High-street banks ‘exploited by Russia to launder $740m’

HSBC has been dragged into a new money-laundering scandal amid allegations that Britain’s biggest high street lender handled more than $500 million in Russian “dirty money” over four years.

International money-laundering investigators believe that British banks, including Barclays, HSBC, Royal Bank of Scotland and Coutts, unwittingly helped to move more than $738 million of money linked with an alleged Russian criminal scheme between 2010 and 2014.

According to documents seen by The Guardian that were passed on by the Organised Crime and Corruption Reporting Project (OCCRP), a US government-backed programme, the lenders handled transactions for individuals and companies linked with a scheme known as the Global Laundromat.

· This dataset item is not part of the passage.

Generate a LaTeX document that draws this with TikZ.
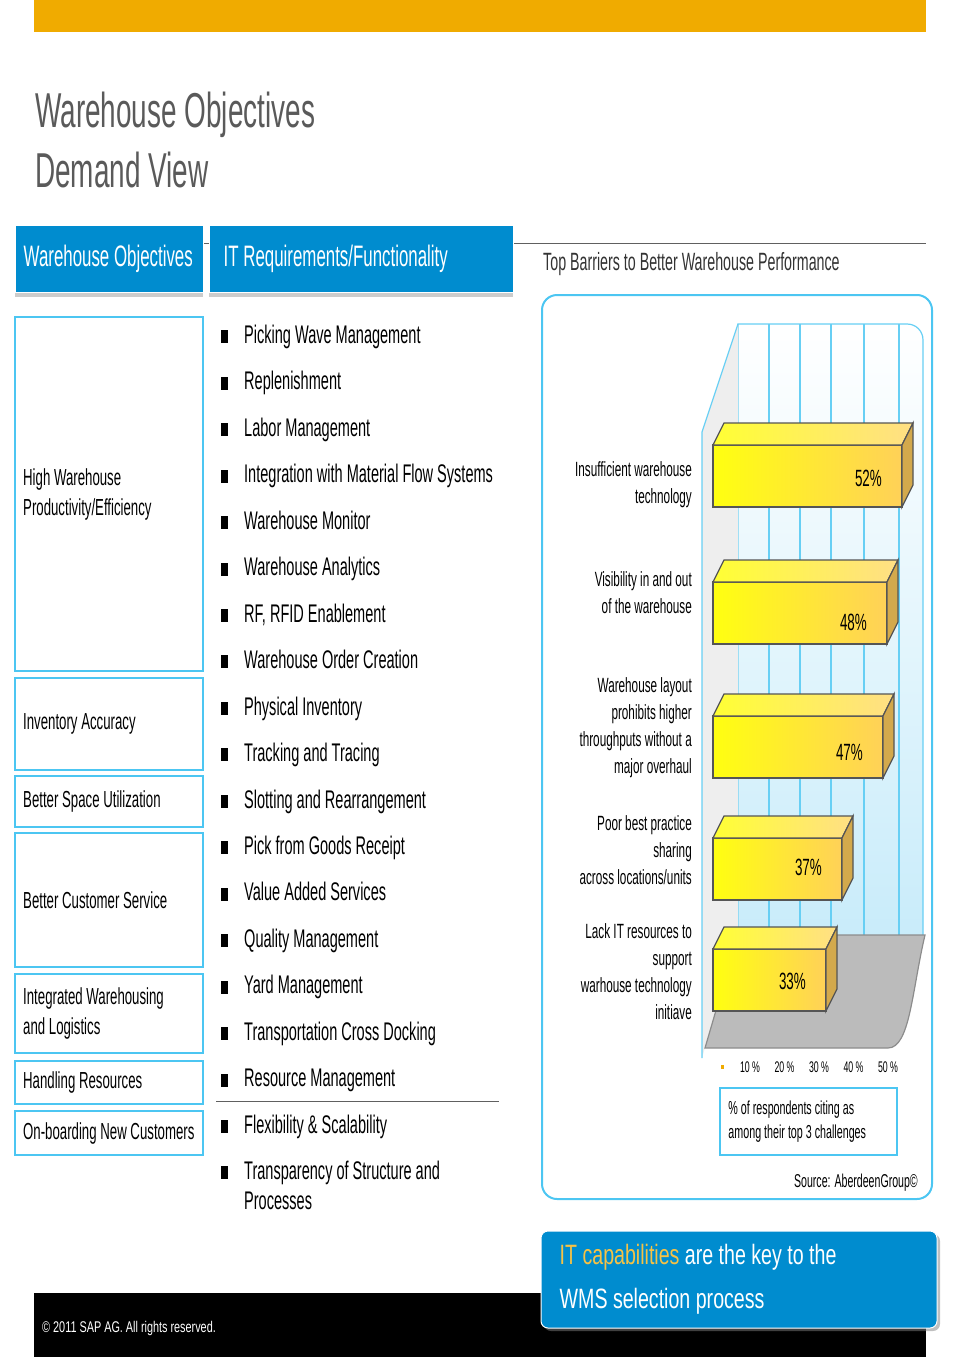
\documentclass[tikz,border=0pt]{standalone}
\usepackage{fontspec}
\setmainfont{Liberation Sans}[FakeStretch=0.57]
\newfontfamily\widesans{Liberation Sans}[FakeStretch=0.7]
\usetikzlibrary{shadows}
\definecolor{sapgold}{HTML}{F0AB00}
\definecolor{sapblue}{HTML}{008CCF}
\definecolor{framecyan}{HTML}{4CC6F2}
\definecolor{titlegray}{HTML}{5A5A5A}
\definecolor{rulegray}{HTML}{606060}
\definecolor{wallblue}{HTML}{C9ECFA}
\definecolor{sidegray}{HTML}{EEEEEE}
\definecolor{floorgray}{HTML}{BBBBBB}
\definecolor{barlight}{HTML}{FFFF10}
\definecolor{bardark}{HTML}{FFD158}
\definecolor{bartop}{HTML}{FFDF85}
\definecolor{barside}{HTML}{D3A94C}
\definecolor{baredge}{HTML}{555555}
\definecolor{capyellow}{HTML}{F6C245}
\newcommand\fs[2]{\fontsize{#1}{#2}\selectfont}

\begin{document}
\begin{tikzpicture}[x=1pt,y=-1pt,
        headbox/.style={fill=sapblue,draw=white,line width=1pt,minimum height=67pt,inner sep=0pt,
            drop shadow={shadow xshift=0pt,shadow yshift=-5pt,opacity=.4}},
        headtext/.style={anchor=west,inner sep=0pt,text=white,font=\fs{29.6}{34}},
        objbox/.style={draw=framecyan,line width=2pt,minimum width=188pt,inner sep=0pt},
        objtext/.style={anchor=west,inner sep=0pt,align=left,font=\fs{23.2}{30}},
        bulletmark/.style={fill=black,minimum width=7pt,minimum height=13pt,inner sep=0pt,anchor=south west},
        reqtext/.style={anchor=base west,inner sep=0pt,align=left,font=\fs{25.5}{30}},
        gridline/.style={draw=framecyan!85,line width=1.2pt},
        catlabel/.style={anchor=east,inner sep=0pt,align=right,font=\fs{20.6}{27}},
        pctlabel/.style={anchor=east,inner sep=0pt,font=\fs{23.5}{26}},
        ticklabel/.style={inner sep=0pt,font=\fs{15.4}{18}},
        callout/.style={fill=sapblue,draw=white,line width=1pt,rounded corners=7pt,minimum width=396pt,
            minimum height=97pt,inner sep=0pt,drop shadow={shadow xshift=3pt,shadow yshift=-3pt,opacity=.5}}]
    \useasboundingbox (0,0) rectangle (960,1357);
    \fill[sapgold] (34,0) rectangle (926,31.5);
    \node[anchor=north west,inner sep=0pt,align=left,text=titlegray,font=\fs{49}{60}] (title) at (35,92)
        {Warehouse Objectives\\Demand View};

    \draw[rulegray,line width=1.5pt] (15,243.5) -- (926,243.5);
    \node[headbox,minimum width=188pt] (headobj) at (109,258.5) {};
    \node[headtext] (headobjtxt) at ([xshift=9pt]headobj.west) {Warehouse Objectives};
    \node[headbox,minimum width=304pt] (headreq) at (361,258.5) {};
    \node[headtext] (headreqtxt) at ([xshift=15pt]headreq.west) {IT Requirements/Functionality};

    \foreach \c/\h/\txt [count=\i] in {494/354/{High Warehouse\\Productivity/Efficiency},724/92/{Inventory Accuracy},
            801.5/51/{Better Space Utilization},900/134/{Better Customer Service},
            1013.5/79/{Integrated Warehousing\\and Logistics},1082.5/43/{Handling Resources},
            1133/44/{On-boarding New Customers}}{
        \node[objbox,minimum height=\h pt] (obj\i) at (109,\c) {};
        \node[objtext] (objtxt\i) at ([xshift=9pt]obj\i.west) {\txt};
    }

    \foreach \txt [count=\i] in {Picking Wave Management,Replenishment,Labor Management,
            Integration with Material Flow Systems,Warehouse Monitor,Warehouse Analytics,
            {RF, RFID Enablement},Warehouse Order Creation,Physical Inventory,Tracking and Tracing,
            Slotting and Rearrangement,Pick from Goods Receipt,Value Added Services,Quality Management,
            Yard Management,Transportation Cross Docking,Resource Management,Flexibility \& Scalability}{
        \node[bulletmark] (dot\i) at (221,{343.5+46.45*(\i-1)}) {};
        \node[reqtext] (req\i) at (244,{343.5+46.45*(\i-1)}) {\txt};
    }
    \node[bulletmark] (dot19) at (221,1179.6) {};
    \node[reqtext] (req19) at (244,1209.6) {Transparency of Structure and\\Processes};
    \draw[rulegray,line width=1.3pt] (216,1101.7) -- (499,1101.7);

    \node[anchor=base west,inner sep=0pt,text=black!80,font=\fs{25}{30}] (charttitle) at (543,270)
        {Top Barriers to Better Warehouse Performance};
    \draw[framecyan,line width=2pt,rounded corners=15pt] (542,295) rectangle (932,1199);

    \shade[top color=white,bottom color=wallblue] (738,935) -- (738,324) -- (907,324)
        .. controls (916,324) and (923,331) .. (923,340) -- (923,935) -- cycle;
    \foreach \gx in {769,800,831,864,899}
        \draw[gridline] (\gx,324) -- (\gx,935);
    \draw[gridline] (738,935) -- (738,324) -- (907,324) .. controls (916,324) and (923,331) .. (923,340) -- (923,935);
    \fill[sidegray] (738,324) -- (702,432) -- (702,1058) -- (738,935) -- cycle;
    \draw[gridline] (738,324) -- (702,432) -- (702,1058);
    \filldraw[fill=floorgray,draw=black!45,line width=1.2pt] (738,935) -- (925,935)
        .. controls (912,990) and (910,1048) .. (888,1048) -- (705,1048) -- cycle;

    \foreach \xr/\yt/\val/\ly in {902/445/52/478,887/582/48/622,883/716/47/752,842/838/37/867,826/949/33/981}{
        \path[draw=baredge,line width=1.3pt,left color=barlight,right color=bardark] (713,\yt) rectangle (\xr,{\yt+62});
        \path[draw=baredge,line width=1.3pt,left color=barlight!85!white,right color=bartop]
            (713,\yt) -- (724,{\yt-22}) -- ({\xr+11},{\yt-22}) -- (\xr,\yt) -- cycle;
        \filldraw[fill=barside,draw=baredge,line width=1.3pt]
            (\xr,\yt) -- ({\xr+11},{\yt-22}) -- ({\xr+11},{\yt+40}) -- (\xr,{\yt+62}) -- cycle;
        \node[pctlabel] (pct\val) at ({\xr-20},\ly) {\val\%};
    }

    \node[catlabel] (cat1) at (692,485) {Insufficient warehouse\\technology};
    \node[catlabel] (cat2) at (692,593) {Visibility in and out\\of the warehouse};
    \node[catlabel] (cat3) at (692,728) {Warehouse layout\\prohibits higher\\throughputs without a\\major overhaul};
    \node[catlabel] (cat4) at (692,850) {Poor best practice\\sharing\\across locations/units};
    \node[catlabel] (cat5) at (692,972) {Lack IT resources to\\support\\warhouse technology\\initiave};

    \node[fill=sapgold,minimum width=3pt,minimum height=4pt,inner sep=0pt] (tick0) at (722,1067) {};
    \foreach \k in {1,...,5}
        \node[ticklabel] (tick\k) at ({750+34.5*(\k-1)},1067) {\k0 \%};
    \node[draw=framecyan,line width=1.5pt,minimum width=177pt,minimum height=67pt,inner sep=0pt] (legend) at (808.5,1121.5) {};
    \node[anchor=west,inner sep=0pt,align=left,font=\fs{18.8}{24}] (legendtxt) at ([xshift=9pt]legend.west)
        {\% of respondents citing as\\among their top 3 challenges};
    \node[anchor=base east,inner sep=0pt,font=\fs{18.6}{22}] (source) at (918,1187) {Source: AberdeenGroup©};

    \fill[black] (34,1293) rectangle (926,1357);
    \node[anchor=base west,inner sep=0pt,text=white,font=\widesans\fs{15.5}{18}] (copyright) at (42,1332)
        {© 2011 SAP AG. All rights reserved.};
    \node[callout] (keynote) at (739,1279.5) {};
    \node[anchor=west,inner sep=0pt,align=left,text=white,font=\widesans\fs{28}{44}] (keynotetxt) at ([xshift=19pt]keynote.west)
        {\textcolor{capyellow}{IT capabilities} are the key to the\\WMS selection process};
\end{tikzpicture}
\end{document}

It is said to have been one of Russia’s largest money-laundering schemes and involved the illegal transfer of at least $20 billion of assets out of the country and into the western banking system.

The newspaper claimed that UK and overseas branches of HSBC processed $545 million of such cash, more than any other British bank. RBS handled transactions worth $113 million, as well as a further $32.8 million through Coutts, its private banking unit.

Other banks said to be caught up in the scheme were Standard Chartered, whose branches are alleged to have moved $28.6 million of dirty money; Barclays, which allegedly processed transactions worth $2.5 million, and Lloyds Banking Group, for which no figure was provided.

By contrast, two unidentified American banks are said to have questioned the transfers and refused to process them.

The allegations will be embarrassing for HSBC, which only five years ago paid $1.9 billion, a record at that time, to settle a US money-laundering investigation into its North American business. It was also forced to agree to install an independent monitor to oversee efforts to clean up its operations.

HSBC and Coutts were named in last year’s Panama Papers leak, in which it was revealed that they had asked Mossack Fonseca, a controversial law firm, to set up more than 2,000 offshore companies for clients.

The claims will renew fears that the City of London and the UK financial system have become a conduit for billions of dollars of illicit money. Last week the Treasury announced the creation of a new anti-money-laundering unit.

The documents obtained by the OCCRP apparently detail how UK-registered companies were one of the main routes for the Laundromat scheme. According to The Guardian, the money was funnelled at first through 21 companies, most of which were based in Britain, with addresses in London, Birmingham, Edinburgh, Glasgow and North Yorkshire. British retailers were the unwitting final destinations for some of the cash, which was used to buy luxury products.

Banks are not alone under the spotlight. It was claimed that PWC had received a €27,000 fee for providing “consultancy services” to a Russian-owned company in Cyprus. PWC Cyprus said that it “applies all relevant laws and regulations on combating money laundering” and was “passing on the email communicated to us to the relevant authorities in Cyprus”.

HSBC said that it was strongly committed to fighting financial crime. “This case highlights the need for greater information-sharing between the public and private sectors, each of whom holds important information the other does not,” a spokesman said.

A spokesman for Barclays said that the bank “complies with the rules and regulations in all the jurisdictions in which it operates and has systems and controls in place to mitigate the risk of the bank being used to facilitate financial crime”.

Standard Chartered emphasised that it was committed to preventing fraud, money laundering and the financing of terrorism. It said that it would investigate suspicious activity and if necessary report its findings to the authorities.

A spokesman for Lloyds said: “We have effective processes in place to check the identity of customers as well as various tools to help identify suspicious activity. Where we identify any potential money laundering activity we advise the relevant authorities in line with our legal and regulatory obligations.”